In the listing below, locate the lines that hold "this" and copy them.
* START EXTRACTED ENTRIES *
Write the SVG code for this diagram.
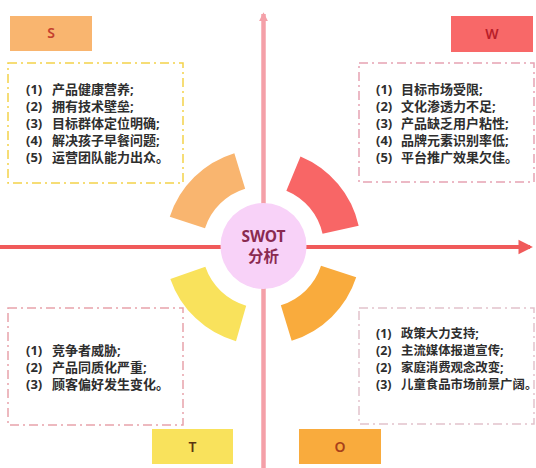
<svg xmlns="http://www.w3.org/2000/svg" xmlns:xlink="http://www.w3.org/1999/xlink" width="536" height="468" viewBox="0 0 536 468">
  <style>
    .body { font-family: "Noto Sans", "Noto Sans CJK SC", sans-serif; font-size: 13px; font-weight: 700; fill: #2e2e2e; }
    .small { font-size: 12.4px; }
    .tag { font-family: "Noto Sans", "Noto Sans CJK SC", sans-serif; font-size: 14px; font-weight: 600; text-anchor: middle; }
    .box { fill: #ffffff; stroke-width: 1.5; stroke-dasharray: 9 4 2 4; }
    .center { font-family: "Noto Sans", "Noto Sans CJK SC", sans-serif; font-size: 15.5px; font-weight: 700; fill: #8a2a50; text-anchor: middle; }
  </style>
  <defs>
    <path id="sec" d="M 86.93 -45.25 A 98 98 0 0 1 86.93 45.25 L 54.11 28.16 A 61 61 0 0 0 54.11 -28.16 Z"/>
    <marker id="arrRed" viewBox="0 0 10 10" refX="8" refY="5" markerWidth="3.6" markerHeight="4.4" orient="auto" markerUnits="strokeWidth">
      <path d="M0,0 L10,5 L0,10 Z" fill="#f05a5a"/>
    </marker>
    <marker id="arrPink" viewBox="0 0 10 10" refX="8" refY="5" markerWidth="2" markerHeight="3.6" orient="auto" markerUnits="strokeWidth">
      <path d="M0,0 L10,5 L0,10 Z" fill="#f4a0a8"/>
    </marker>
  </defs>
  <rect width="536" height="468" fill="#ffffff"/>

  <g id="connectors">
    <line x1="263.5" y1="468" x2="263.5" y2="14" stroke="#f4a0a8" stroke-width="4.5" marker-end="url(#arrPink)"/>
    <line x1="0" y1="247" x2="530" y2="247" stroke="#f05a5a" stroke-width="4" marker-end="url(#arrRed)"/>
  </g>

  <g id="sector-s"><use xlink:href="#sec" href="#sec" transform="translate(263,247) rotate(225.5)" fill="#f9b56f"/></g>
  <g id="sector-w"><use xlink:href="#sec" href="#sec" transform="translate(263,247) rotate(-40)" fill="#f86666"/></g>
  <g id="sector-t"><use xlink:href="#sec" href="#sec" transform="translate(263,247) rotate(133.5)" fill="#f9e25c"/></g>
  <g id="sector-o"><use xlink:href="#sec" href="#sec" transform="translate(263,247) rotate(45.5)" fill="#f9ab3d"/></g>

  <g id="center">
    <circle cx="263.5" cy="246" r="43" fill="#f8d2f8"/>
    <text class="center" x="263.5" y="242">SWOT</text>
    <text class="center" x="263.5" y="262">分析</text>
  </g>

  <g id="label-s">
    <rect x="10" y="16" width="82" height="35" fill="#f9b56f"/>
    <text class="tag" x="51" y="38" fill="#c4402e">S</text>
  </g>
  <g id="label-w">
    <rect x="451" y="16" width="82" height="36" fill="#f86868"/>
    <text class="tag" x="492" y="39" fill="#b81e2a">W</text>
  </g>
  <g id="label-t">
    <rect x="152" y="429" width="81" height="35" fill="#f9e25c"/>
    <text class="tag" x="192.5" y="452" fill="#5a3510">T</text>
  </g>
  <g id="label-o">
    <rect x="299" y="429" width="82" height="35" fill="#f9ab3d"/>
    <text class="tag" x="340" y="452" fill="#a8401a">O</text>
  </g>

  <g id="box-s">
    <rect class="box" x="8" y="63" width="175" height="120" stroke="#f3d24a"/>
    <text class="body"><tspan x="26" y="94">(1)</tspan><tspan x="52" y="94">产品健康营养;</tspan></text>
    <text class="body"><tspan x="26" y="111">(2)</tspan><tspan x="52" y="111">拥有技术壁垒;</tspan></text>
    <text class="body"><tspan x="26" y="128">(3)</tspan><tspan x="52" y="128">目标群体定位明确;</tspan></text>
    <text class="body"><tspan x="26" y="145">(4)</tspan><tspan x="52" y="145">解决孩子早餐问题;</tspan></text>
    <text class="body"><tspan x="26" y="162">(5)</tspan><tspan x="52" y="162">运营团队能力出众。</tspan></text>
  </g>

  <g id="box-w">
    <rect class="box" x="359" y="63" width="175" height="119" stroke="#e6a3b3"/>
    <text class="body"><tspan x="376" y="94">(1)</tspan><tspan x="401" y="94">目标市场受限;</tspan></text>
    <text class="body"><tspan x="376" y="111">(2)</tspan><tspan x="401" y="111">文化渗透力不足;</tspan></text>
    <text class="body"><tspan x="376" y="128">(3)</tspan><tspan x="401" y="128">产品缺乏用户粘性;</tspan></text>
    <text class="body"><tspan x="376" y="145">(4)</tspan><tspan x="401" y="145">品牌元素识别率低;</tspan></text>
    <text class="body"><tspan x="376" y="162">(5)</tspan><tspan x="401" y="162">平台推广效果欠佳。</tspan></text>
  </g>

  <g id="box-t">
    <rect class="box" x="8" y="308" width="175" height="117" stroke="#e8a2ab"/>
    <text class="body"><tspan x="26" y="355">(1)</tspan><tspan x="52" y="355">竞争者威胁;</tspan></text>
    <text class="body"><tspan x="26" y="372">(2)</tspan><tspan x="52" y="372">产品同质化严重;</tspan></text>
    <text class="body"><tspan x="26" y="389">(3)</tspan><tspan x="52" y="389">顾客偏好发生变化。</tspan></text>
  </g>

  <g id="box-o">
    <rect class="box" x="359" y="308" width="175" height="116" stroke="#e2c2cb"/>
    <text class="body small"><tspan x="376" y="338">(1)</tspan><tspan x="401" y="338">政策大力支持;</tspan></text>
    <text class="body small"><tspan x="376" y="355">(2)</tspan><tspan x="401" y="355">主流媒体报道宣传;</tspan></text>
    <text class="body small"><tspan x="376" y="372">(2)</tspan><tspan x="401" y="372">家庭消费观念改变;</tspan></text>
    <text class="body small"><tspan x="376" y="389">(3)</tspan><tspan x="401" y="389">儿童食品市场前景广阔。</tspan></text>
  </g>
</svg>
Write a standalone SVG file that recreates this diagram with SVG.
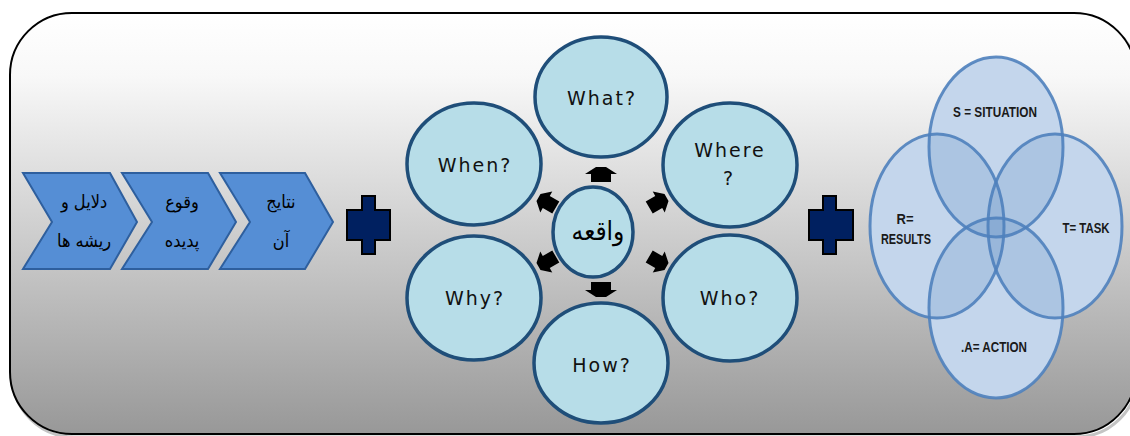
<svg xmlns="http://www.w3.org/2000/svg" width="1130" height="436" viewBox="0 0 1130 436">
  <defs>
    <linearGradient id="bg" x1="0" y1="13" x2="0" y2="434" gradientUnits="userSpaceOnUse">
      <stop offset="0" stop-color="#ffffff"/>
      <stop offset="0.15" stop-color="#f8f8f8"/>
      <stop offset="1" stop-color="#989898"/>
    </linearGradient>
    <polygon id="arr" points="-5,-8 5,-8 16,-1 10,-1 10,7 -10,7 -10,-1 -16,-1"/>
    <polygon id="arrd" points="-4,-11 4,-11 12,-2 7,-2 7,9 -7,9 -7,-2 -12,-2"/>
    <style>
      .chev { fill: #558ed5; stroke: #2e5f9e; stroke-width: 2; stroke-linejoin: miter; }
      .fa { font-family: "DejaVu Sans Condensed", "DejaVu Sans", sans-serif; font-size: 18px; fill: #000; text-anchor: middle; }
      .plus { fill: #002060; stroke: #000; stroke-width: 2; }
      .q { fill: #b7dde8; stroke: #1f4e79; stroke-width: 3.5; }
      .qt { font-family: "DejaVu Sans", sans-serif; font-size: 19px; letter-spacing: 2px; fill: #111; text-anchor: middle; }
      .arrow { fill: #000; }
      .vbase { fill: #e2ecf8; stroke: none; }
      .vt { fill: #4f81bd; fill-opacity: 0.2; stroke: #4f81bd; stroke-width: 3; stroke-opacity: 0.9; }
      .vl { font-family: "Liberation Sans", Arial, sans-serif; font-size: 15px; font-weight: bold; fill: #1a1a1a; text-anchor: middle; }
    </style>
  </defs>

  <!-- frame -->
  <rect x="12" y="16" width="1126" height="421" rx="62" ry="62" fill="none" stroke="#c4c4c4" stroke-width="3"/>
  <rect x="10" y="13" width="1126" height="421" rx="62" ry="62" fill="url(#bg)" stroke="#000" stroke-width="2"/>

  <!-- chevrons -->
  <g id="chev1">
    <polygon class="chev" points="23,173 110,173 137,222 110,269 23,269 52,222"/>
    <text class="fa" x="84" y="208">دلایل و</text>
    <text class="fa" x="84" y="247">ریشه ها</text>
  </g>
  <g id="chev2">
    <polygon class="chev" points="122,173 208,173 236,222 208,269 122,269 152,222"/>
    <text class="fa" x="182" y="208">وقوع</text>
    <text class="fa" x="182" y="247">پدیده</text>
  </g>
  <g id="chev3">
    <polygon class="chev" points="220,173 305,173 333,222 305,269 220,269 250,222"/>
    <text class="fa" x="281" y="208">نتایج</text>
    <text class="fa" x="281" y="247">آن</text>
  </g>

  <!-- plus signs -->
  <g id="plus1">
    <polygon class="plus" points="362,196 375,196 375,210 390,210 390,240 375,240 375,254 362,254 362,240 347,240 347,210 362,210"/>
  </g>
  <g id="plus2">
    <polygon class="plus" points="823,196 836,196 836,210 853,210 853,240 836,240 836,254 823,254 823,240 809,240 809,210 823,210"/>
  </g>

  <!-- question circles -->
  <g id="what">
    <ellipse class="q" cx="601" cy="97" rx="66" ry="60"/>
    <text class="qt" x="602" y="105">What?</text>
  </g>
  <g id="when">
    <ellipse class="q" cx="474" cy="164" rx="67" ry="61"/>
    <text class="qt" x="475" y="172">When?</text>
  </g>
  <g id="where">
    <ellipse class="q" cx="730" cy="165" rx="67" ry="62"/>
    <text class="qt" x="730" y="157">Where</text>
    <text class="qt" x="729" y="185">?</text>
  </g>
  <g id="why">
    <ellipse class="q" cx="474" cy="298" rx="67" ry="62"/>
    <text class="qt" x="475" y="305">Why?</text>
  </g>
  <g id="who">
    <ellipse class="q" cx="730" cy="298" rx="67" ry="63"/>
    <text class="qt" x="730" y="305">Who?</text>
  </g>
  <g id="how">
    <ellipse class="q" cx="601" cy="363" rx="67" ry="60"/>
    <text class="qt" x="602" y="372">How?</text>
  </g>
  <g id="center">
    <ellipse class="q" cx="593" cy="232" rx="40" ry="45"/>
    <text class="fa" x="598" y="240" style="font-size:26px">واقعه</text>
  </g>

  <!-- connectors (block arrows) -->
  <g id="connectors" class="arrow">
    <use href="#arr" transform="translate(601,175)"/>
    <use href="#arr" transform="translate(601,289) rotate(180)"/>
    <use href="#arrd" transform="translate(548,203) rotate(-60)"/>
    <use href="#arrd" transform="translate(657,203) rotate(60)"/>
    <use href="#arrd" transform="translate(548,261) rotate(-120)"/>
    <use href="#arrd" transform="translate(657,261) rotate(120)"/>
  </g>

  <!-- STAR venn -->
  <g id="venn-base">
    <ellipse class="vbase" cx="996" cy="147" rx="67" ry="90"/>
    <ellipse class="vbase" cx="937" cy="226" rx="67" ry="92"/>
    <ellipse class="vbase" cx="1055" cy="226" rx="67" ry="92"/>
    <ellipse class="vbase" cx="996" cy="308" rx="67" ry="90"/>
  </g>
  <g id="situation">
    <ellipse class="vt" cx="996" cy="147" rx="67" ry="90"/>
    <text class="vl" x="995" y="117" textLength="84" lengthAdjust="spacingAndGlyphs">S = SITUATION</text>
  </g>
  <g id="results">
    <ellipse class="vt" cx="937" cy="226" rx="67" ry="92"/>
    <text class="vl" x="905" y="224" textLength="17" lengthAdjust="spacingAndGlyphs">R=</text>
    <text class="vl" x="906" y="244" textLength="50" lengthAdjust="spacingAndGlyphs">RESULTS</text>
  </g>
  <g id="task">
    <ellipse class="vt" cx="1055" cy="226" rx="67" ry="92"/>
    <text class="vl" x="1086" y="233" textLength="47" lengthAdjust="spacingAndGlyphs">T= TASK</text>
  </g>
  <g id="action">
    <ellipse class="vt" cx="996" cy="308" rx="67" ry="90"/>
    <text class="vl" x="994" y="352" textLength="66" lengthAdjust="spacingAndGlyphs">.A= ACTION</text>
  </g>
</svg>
* END EXTRACTED ENTRIES *
### EXERCISE ANSWER
Write the SVG code for this diagram.
Write a standalone SVG file that recreates this diagram with SVG.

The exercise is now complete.